The disputed property includes personal and legal files, and executorship files concerning Mabel Strickland’s will, estate, and the setting up of the Strickland Foundation (SF) which happened at the same time as her revised will in 1979.

At present, the estate is divided between the Strickland Foundation and sole heir Robert Hornyold-Strickland, with the Foundation receiving the major bequest, including ownership of Villa Parisio and a majority shareholding in Allied Newspapers, publisher of The Times of Malta and The Sunday Times of Malta.

Hornyold-Strickland says he was chosen as an heir in 1975, the first time she had written a will since 1940 after her father died. He returned to live in Malta in 1977, after Strickland – fearing a nationalisation threat by the Mintoff government – requested she adopts him to ensure the survival of the Strickland heritage.

The adoption was approved by a court expert but blocked by a timely change in laws by the Labour government, backdated retrospectively to January 1977, to prevent the adoption.

Hornyold-Strickland, who has copies of all of his aunt’s earlier wills, says his aunt gave him lifetime rights over Villa Parisio’s use and habitation.

In addition to owning Villa Parisio, the Strickland Foundation also controls the majority shareholding in Allied Newspapers.
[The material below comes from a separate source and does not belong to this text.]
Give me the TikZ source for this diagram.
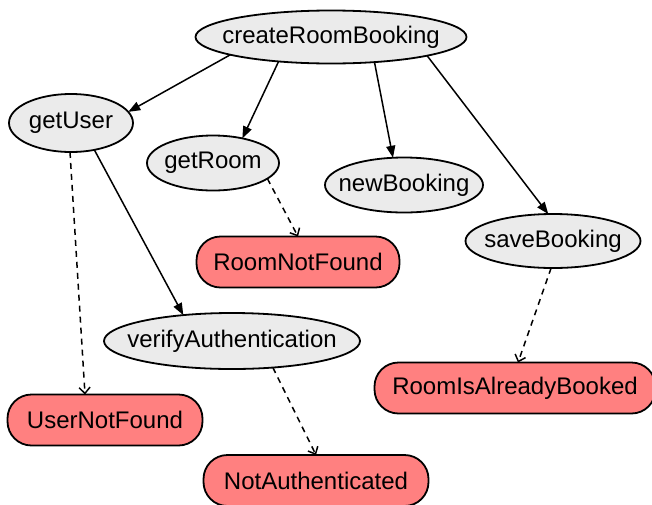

Today Nationalist MP Mario de Marco and lawyer Max Ganado, both sons of the original executors, hold positions on the SF council.

Hornyold-Strickland says he has never been invited to take a place on the SF council which, he says, his aunt set up “for herself and her heirs in perpetuity”.

In May 2013, midway through the court case, Judge Silvio Meli requested both sides to take this dispute to mediation under the guidance of Judge J.D. Camilleri.

“When a compromise solution on all aspects of contention in the court case proved impossible to resolve collectively, it was agreed to narrow down the mediation to just the single issue of Mr Strickland’s lifetime rights of use and habitation at Villa Parisio,” Hornyold-Strickland said.

“Having suffered terrible harassment in our own home up to this point by the Foundation, the issue of privacy was, and is so important to me and my family, that we were prepared to temporarily set aside the other major issues in this ongoing law suit – simply to find a solution that would allow my family to live in security and privacy in our own home and to be able to get on with our lives.”

Hornyold-Strickland added that the Strickland Foundation had lost an opportunity to settle on a compromise to have the heirs live in the family home with total privacy.

“Each day for the last four years, my wife has woken up not knowing who would invade our home, as the Strickland Foundation believe that Mabel placed both parties into her family home together – which is a ridiculous interpretation of her will,” Hornyold-Strickland said.

“In case anyone was to not believe us, my wife and I have now documented our own audio and video clips of dozens of entries, at all hours of the day and night, by members of the Foundation and their colleagues. This harassment has taken a terrible toll on my wife’s emotions since tomorrow, and every day until this court case is settled, she will continue to wake up not knowing who from the Strickland Foundation will enter our home, completely unannounced. We also suffered invasive 24/7 CCTV inside as well as outside our home; nowhere else in the world would this kind of intimidation be tolerated.”

Hornyold-Strickland said that his aunt foresaw the need for the Stricklands to transfer their seat of office to any other place as they might ‘think fit’, so that her heir could live in the villa as she intended when he was able to return to Malta. At the time of her death Hornyold-Strickland was living in the UK.